Tout comme il l’a fait de par le passé, le gouvernement PASOK du premier
ministre George Papandreou compte sur les syndicats pour contenir
l’opposition de masse. Les syndicats ont été très critiqués par des
personnes participant aux récentes manifestations de masse contre les
mesures d’austérité. Suite à une série de 15 grèves de 24 heures
inefficaces, la bureaucratie vient de réagir par une grève de 48 heures qui
a également été reçue avec un haussement d’épaules par le gouvernement et le
patronat.
L’élite financière européenne est déterminée à ce que ces réductions
soient adoptées à la fois pour garantir la valeur des obligations grecques
et pour créer un précédent pour l’application de mesures identiques à
l’ensemble du continent. L’Union européenne, tout comme le FMI, a récemment
menacé de retenir des prêts déjà acceptés si la Grèce était incapable
d’imposer le budget.
Il y a deux semaines, Papandreou avait réagi à la pression de la
« troïka » (l’UE, le FMI et la Banque centrale européenne) en proposant de
former un gouvernement d’union nationale avec le principal parti
d’opposition, Nouvelle Démocratie (ND). L’opposition conservatrice accepte
le besoin de coupes massives mais rejette la proposition du gouvernement
d’augmenter les impôts sur les entreprises, y compris les petites
entreprises, ce qui va ravager davantage la base électorale du ND.
Le dirigeant de Nouvelle Démocratie, Antonis Samaras, a refusé l’offre de
Papandreou et a clairement fait comprendre que son parti votera contre le
budget.
Papandreou est également confronté à une possible opposition d’une petite
couche de son groupe parlementaire qui affirme que de nouvelles mesures
d’austérité à l’encontre de la population grecque pourraient conduire à une
dégradation du parti lors de nouvelles élections. La semaine passée, une
poignée de députés PASOK n’a pas soutenu le gouvernement au parlement.

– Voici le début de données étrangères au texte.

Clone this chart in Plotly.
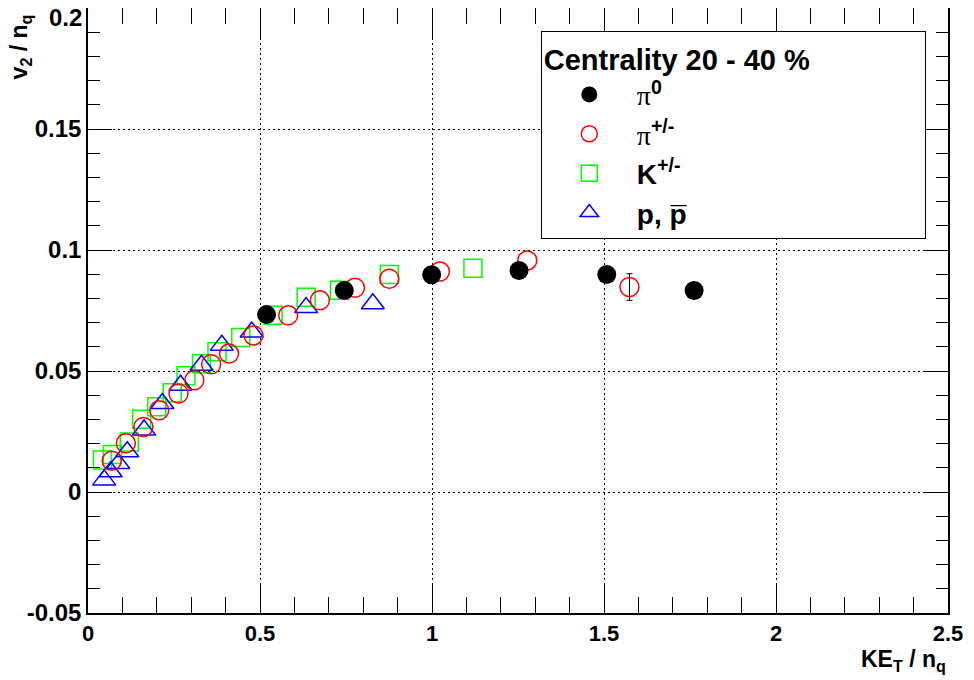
import plotly.graph_objects as go

# ── data ─────────────────────────────────────────────────────────────────────

pi0_x = [0.519, 0.745, 0.999, 1.253, 1.508, 1.762]
pi0_y = [0.0733, 0.0833, 0.0898, 0.0915, 0.0899, 0.0833]

pipm_x = [0.069, 0.11, 0.161, 0.207, 0.263, 0.309, 0.358, 0.41, 0.481, 0.582,
          0.674, 0.776, 0.876, 1.023, 1.277, 1.574]
pipm_y = [0.0129, 0.0201, 0.0269, 0.0338, 0.0407, 0.0462, 0.0528, 0.0572, 0.0647, 0.073,
          0.0792, 0.0844, 0.0881, 0.0911, 0.0957, 0.0847]
# only the last point has a visible error bar
pipm_err_last = [0.0055]

k_x = [0.042, 0.071, 0.12, 0.156, 0.2, 0.245, 0.285, 0.33, 0.375, 0.444,
       0.538, 0.634, 0.731, 0.876, 1.119]
k_y = [0.0132, 0.0155, 0.0207, 0.0301, 0.0352, 0.041, 0.048, 0.053, 0.058, 0.0638,
       0.073, 0.0805, 0.0834, 0.0899, 0.0925]

p_x = [0.047, 0.066, 0.088, 0.114, 0.163, 0.216, 0.269, 0.33, 0.389, 0.476, 0.634, 0.828]
p_y = [0.005, 0.0084, 0.0118, 0.0166, 0.0256, 0.0366, 0.0441, 0.0524, 0.0606, 0.0661,
       0.0762, 0.0778]

x_ticks = [0, 0.5, 1, 1.5, 2, 2.5]
x_labels = ["0", "0.5", "1", "1.5", "2", "2.5"]
y_ticks = [-0.05, 0, 0.05, 0.1, 0.15, 0.2]
y_labels = ["-0.05", "0", "0.05", "0.1", "0.15", "0.2"]

PI = '<span style="font-family:Liberation Serif">π</span>'
TICKFONT_Y = dict(family="Liberation Sans", size=24, color="black", weight="bold")

fig = go.Figure()

fig.add_trace(go.Scatter(
    x=k_x, y=k_y, mode="markers", name="<b>K<sup>+/-</sup></b>", legendrank=3,
    marker=dict(symbol="square-open", size=18, color="#00ff00", line=dict(width=1.5)),
))
fig.add_trace(go.Scatter(
    x=p_x, y=p_y, mode="markers", name="<b>p, p\u0305</b>", legendrank=4,
    marker=dict(symbol="triangle-up-open", size=20, color="#0000ff", line=dict(width=1.5)),
))
pipm_marker = dict(symbol="circle-open", size=19, color="#ff0000", line=dict(width=1.5))
fig.add_trace(go.Scatter(
    x=pipm_x[:-1], y=pipm_y[:-1], mode="markers", name=PI + "<sup><b>+/-</b></sup>",
    legendrank=2, legendgroup="pipm", marker=pipm_marker,
))
fig.add_trace(go.Scatter(
    x=pipm_x[-1:], y=pipm_y[-1:], mode="markers", legendgroup="pipm", showlegend=False,
    marker=pipm_marker,
    error_y=dict(type="data", array=pipm_err_last, color="black", thickness=1, width=3),
))
fig.add_trace(go.Scatter(
    x=pi0_x, y=pi0_y, mode="markers", name=PI + "<sup><b>0</b></sup>", legendrank=1,
    marker=dict(symbol="circle", size=19, color="black"),
))

axis_common = dict(
    showline=True, linecolor="black", linewidth=1.5, mirror="ticks",
    ticks="inside", tickcolor="black", tickwidth=1,
    showgrid=True, gridcolor="black", gridwidth=1, griddash="2px,3px",
    zeroline=False, automargin=False, ticklabeloverflow="allow",
)

fig.update_xaxes(
    range=[0, 2.5], tickvals=x_ticks, ticktext=x_labels, ticklen=30,
    tickfont=dict(family="Liberation Sans", size=22, color="black", weight="bold"),
    minor=dict(dtick=0.1, ticks="inside", ticklen=16, tickcolor="black", showgrid=False),
    **axis_common,
)
# top label is drawn as an annotation, nudged down so it stays on the canvas
fig.update_yaxes(
    range=[-0.05, 0.2], tickvals=y_ticks, ticktext=y_labels[:-1] + [""], ticklen=24,
    tickfont=TICKFONT_Y,
    minor=dict(dtick=0.01, ticks="inside", ticklen=12, tickcolor="black", showgrid=False),
    **axis_common,
)
fig.add_annotation(
    text=y_labels[-1], xref="paper", yref="y", x=0, y=y_ticks[-1],
    xanchor="right", yanchor="top", xshift=-4, yshift=6, showarrow=False,
    font=TICKFONT_Y,
)

fig.add_annotation(
    text="<b>KE<sub>T</sub> / n<sub>q</sub></b>", xref="paper", yref="paper",
    x=1, y=-0.052, xanchor="right", yanchor="top", showarrow=False,
    font=dict(family="Liberation Sans", size=23, color="black"),
)
fig.add_annotation(
    text="<b>v<sub>2</sub> / n<sub>q</sub></b>", xref="paper", yref="paper",
    x=-0.078, y=1.0, xanchor="center", yanchor="top", textangle=-90, yshift=-4,
    showarrow=False, font=dict(family="Liberation Sans", size=23, color="black"),
)

fig.update_layout(
    width=974, height=680,
    # page body adds an 8px offset, so margins are shifted to compensate
    margin=dict(l=80, r=34, t=0, b=75, autoexpand=False),
    plot_bgcolor="white", paper_bgcolor="white",
    font=dict(family="Liberation Sans", color="black"),
    legend=dict(
        x=0.5265, y=0.962, xanchor="left", yanchor="top",
        bgcolor="white", bordercolor="black", borderwidth=1, tracegroupgap=0,
        font=dict(family="Liberation Sans", size=28, color="black"),
        title=dict(text="<b>Centrality 20 - 40 %</b>" + "\u00a0" * 14,
                   font=dict(family="Liberation Sans", size=29, color="black")),
        itemwidth=85,
    ),
)

fig.write_html("out.html")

Papandreou a réagi en remaniant son ministère pour apaiser ses critiques
internes.
Après la nomination d’Evangelos Venizelos, un homme entretenant des liens
étroits avec la bureaucratie syndicale grecque, comme ministre des Finances,
Papandreou a pu rassembler une majorité et survivre, il y a une semaine, au
vote de confiance.
La majorité PASOK au parlement grec est mince en n’étant que de cinq
voix. Papandreou sera peut-être en mesure de gagner l’appui de quelques
membres de l’opposition lors du vote pour le budget. Au moins un membre de
Nouvelle Démocratie a signalé vouloir envisager de voter en faveur des
mesures d’austérité. Papandreou pourrait également être en mesure de compter
sur le soutien de cinq membres du groupe parlementaire droitier Alliance
Démocratique.
Des commentateurs politiques sont d’accord pour dire que si PASOK ne
réussissait pas à réunir une majorité pour le vote budgétaire de cette
semaine, le gouvernement serait obligé de démissionner et d’organiser de
nouvelles élections. L’absence d’un gouvernement en Grèce à ce moment
charnière précipiterait les marchés financiers européens et internationaux
dans le chaos en mettant en danger l’existence de l’euro et de l’Union
européenne même.
Mais, même si le gouvernement survit, la dernière série de mesures
d’austérité ne fera qu’aggraver la profonde crise économique de la Grèce. De
plus en plus, les discussions ayant lieu au sein des cercles dirigeants
tournent autour de la question de savoir non pas si mais quand
la Grèce fera défaut et dans quelles conditions. Depuis l’octroi du prêt de
10 milliards d’euros de la troïka en mars 2010, les dirigeants européens
n’avaient cessé de souligner leurs engagements à l’euro. A présent,
cependant, des préparatifs sont évoqués pour un scénario qui était encore
tout à fait impensable il y a seulement un an.
Dimanche, le ministre allemand des Finances, Wolfgang Schäuble, a dit au
journal Bild am Sonntag que le gouvernement allemand projetait des
mesures d’urgence. Dans le cas d’une défaillance de la Grèce, « Nous
devrions veiller à ce que le risque de contagion pour notre système
financier et celui des autres pays de l’UE soit limité, » a dit Schäuble,
sans préciser les mesures envisagées. Il y a deux semaines, le président de
la Banque centrale allemande avait indiqué que son institution était en
train d’élaborer des projets pour une défaillance de la Grèce.